Edit: I'll grant you that any student could write a paper... freedom of press and all that, but I would think that it'd be futile and frustrating to embark on writing an honors thesis with the knowledge that it won't actually count for anything.

Also I, personally, would find it rather depressing to be a senior, perhaps even one who's done research for multiple years, yet know that I have no chance of being able to write an honors thesis purely because my GPA wasn't high enough.

Jessica said...

Oops, one last comment: You're right about the housing thing... I thought I had looked that up while writing, but either I remember wrong or I found an outdated page. My apologies.

Anonymous said...

The Chicago approach to research and thesis papers seems more peer review oriented, where excellence is rewarded over mediocrity.
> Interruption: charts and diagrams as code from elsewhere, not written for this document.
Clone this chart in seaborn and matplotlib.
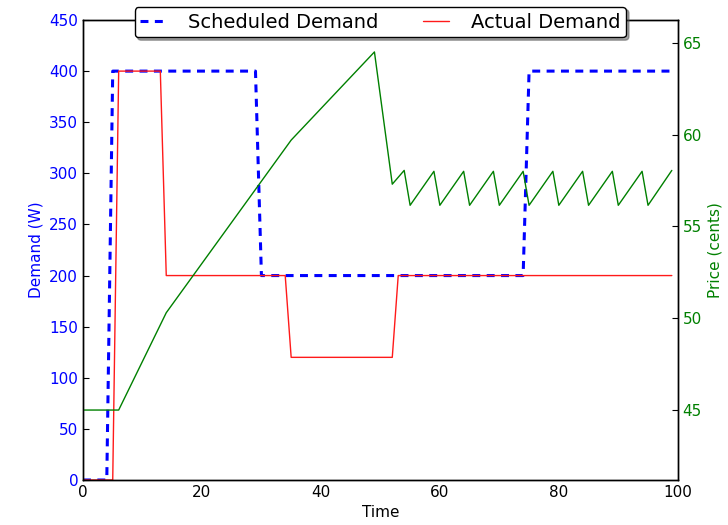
import matplotlib
matplotlib.use("Agg")
import matplotlib.pyplot as plt
import seaborn as sns
import pandas as pd

# ---- data ----
sched_time = [0, 4, 5, 29, 30, 74, 75, 99]
sched_demand = [0, 0, 400, 400, 200, 200, 400, 400]

actual_time = [0, 5, 6, 13, 14, 34, 35, 52, 53, 99]
actual_demand = [0, 0, 400, 400, 200, 200, 120, 120, 200, 200]

price_time = [0, 6, 14, 35, 49, 52, 54, 55, 59, 60, 64, 65, 69, 70, 74,
              75, 79, 80, 84, 85, 89, 90, 94, 95, 99]
price_cents = [45.0, 45.0, 50.3, 59.7, 64.5, 57.3, 58.05, 56.15, 58.0, 56.15,
               58.0, 56.15, 58.0, 56.15, 58.0, 56.15, 58.0, 56.15, 58.0,
               56.15, 58.0, 56.15, 58.0, 56.15, 58.05]

x_ticks = [0, 20, 40, 60, 80, 100]
demand_ticks = [0, 50, 100, 150, 200, 250, 300, 350, 400, 450]
price_ticks = [45, 50, 55, 60, 65]

sched_df = pd.DataFrame({"Time": sched_time, "Demand": sched_demand})
actual_df = pd.DataFrame({"Time": actual_time, "Demand": actual_demand})
price_df = pd.DataFrame({"Time": price_time, "Price": price_cents})

sns.set_style("white")
plt.rcParams["font.family"] = ["DejaVu Sans"]
plt.rcParams["text.color"] = "black"

fig = plt.figure(figsize=(7.28, 5.25), dpi=100)
ax = fig.add_axes([0.114, 0.0857, 0.817, 0.8762])
ax2 = ax.twinx()

sns.lineplot(data=sched_df, x="Time", y="Demand", ax=ax, color="#0000ff",
             linewidth=2.2, estimator=None, sort=False, label="Scheduled Demand")
ax.lines[-1].set_linestyle((0, (2.6, 2.1)))
sns.lineplot(data=actual_df, x="Time", y="Demand", ax=ax, color="#ff1a1a",
             linewidth=1.0, estimator=None, sort=False, label="Actual Demand")
sns.lineplot(data=price_df, x="Time", y="Price", ax=ax2, color="#008000",
             linewidth=1.0, estimator=None, sort=False, legend=False)

ax.set_xlim(0, 100)
ax.set_ylim(0, 450)
ax2.set_ylim(41.19, 66.24)
ax.set_xticks(x_ticks)
ax.set_yticks(demand_ticks)
ax2.set_yticks(price_ticks)

ax.set_xlabel("Time", fontsize=11, color="black")
ax.set_ylabel("Demand (W)", fontsize=11, color="#0000ff")
ax2.set_ylabel("Price (cents)", fontsize=11, color="#008000")

ax.tick_params(axis="x", direction="in", length=4, labelsize=11, colors="black")
ax.tick_params(axis="y", direction="in", length=4, labelsize=11,
               labelcolor="#0000ff", color="black")
ax2.tick_params(axis="y", direction="in", length=4, labelsize=11,
                labelcolor="#008000", color="black")

for a in (ax, ax2):
    for s in a.spines.values():
        s.set_visible(True)
        s.set_color("black")
        s.set_linewidth(1.0)

leg = ax.get_legend()
if leg is not None:
    leg.remove()
handles, labels = ax.get_legend_handles_labels()
leg = ax2.legend(handles, labels, loc="upper center", bbox_to_anchor=(0.5, 1.05),
                 ncol=2, fontsize=14, frameon=True, fancybox=True, shadow=True,
                 framealpha=1, edgecolor="black", columnspacing=2.3,
                 handlelength=1.35, handletextpad=1.1, borderpad=0.3,
                 labelcolor="black")
leg.get_frame().set_linewidth(1.0)

fig.savefig("out.png", dpi=100)
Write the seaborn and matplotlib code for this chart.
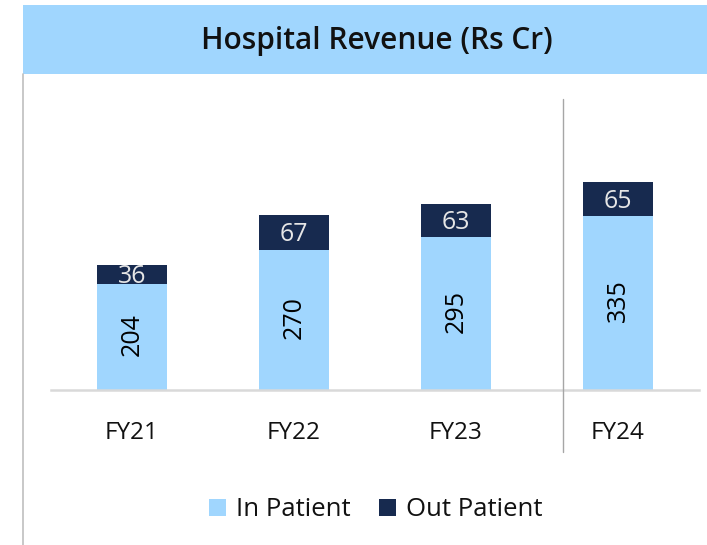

Re: Princeton, I'm not sure what the point is of having everyone do a thesis project in order to graduate. Isn't that a bit high school-ish?

Anonymous said...

As a UofC undergrad, I am offended by your claim to know about what our lives are like. Because you don't. As a grad student, you live in a different world. You haven't slogged through the Core, had the soul sucked out of you by the chemistry department, and watched your GPA fall further every quarter.

In one thing, you are correct. This place IS unnecessarily stressful. To go to UofC is to be a masochist. This place is hard, and they know it. The fact that the math department doesn't allow just any poor fool fresh from high school to take Honors Analysis is a kindness. Brilliant kids spend 20+ hours on those problem sets. If you take that class and aren't prepared for it, you probably won't only fail Analysis, you'll likely fail every other class you have because you will literally have no time to do the work.

As for writing a thesis, having a GPA of 3.0 or better in order to try for honors is the standard in chemistry. And that isn't easy. But we work for what we get here.

Those few departments that require a thesis do so because otherwise their major isn't hard enough. The rest of us have plenty of work to do. We don't go to Princeton.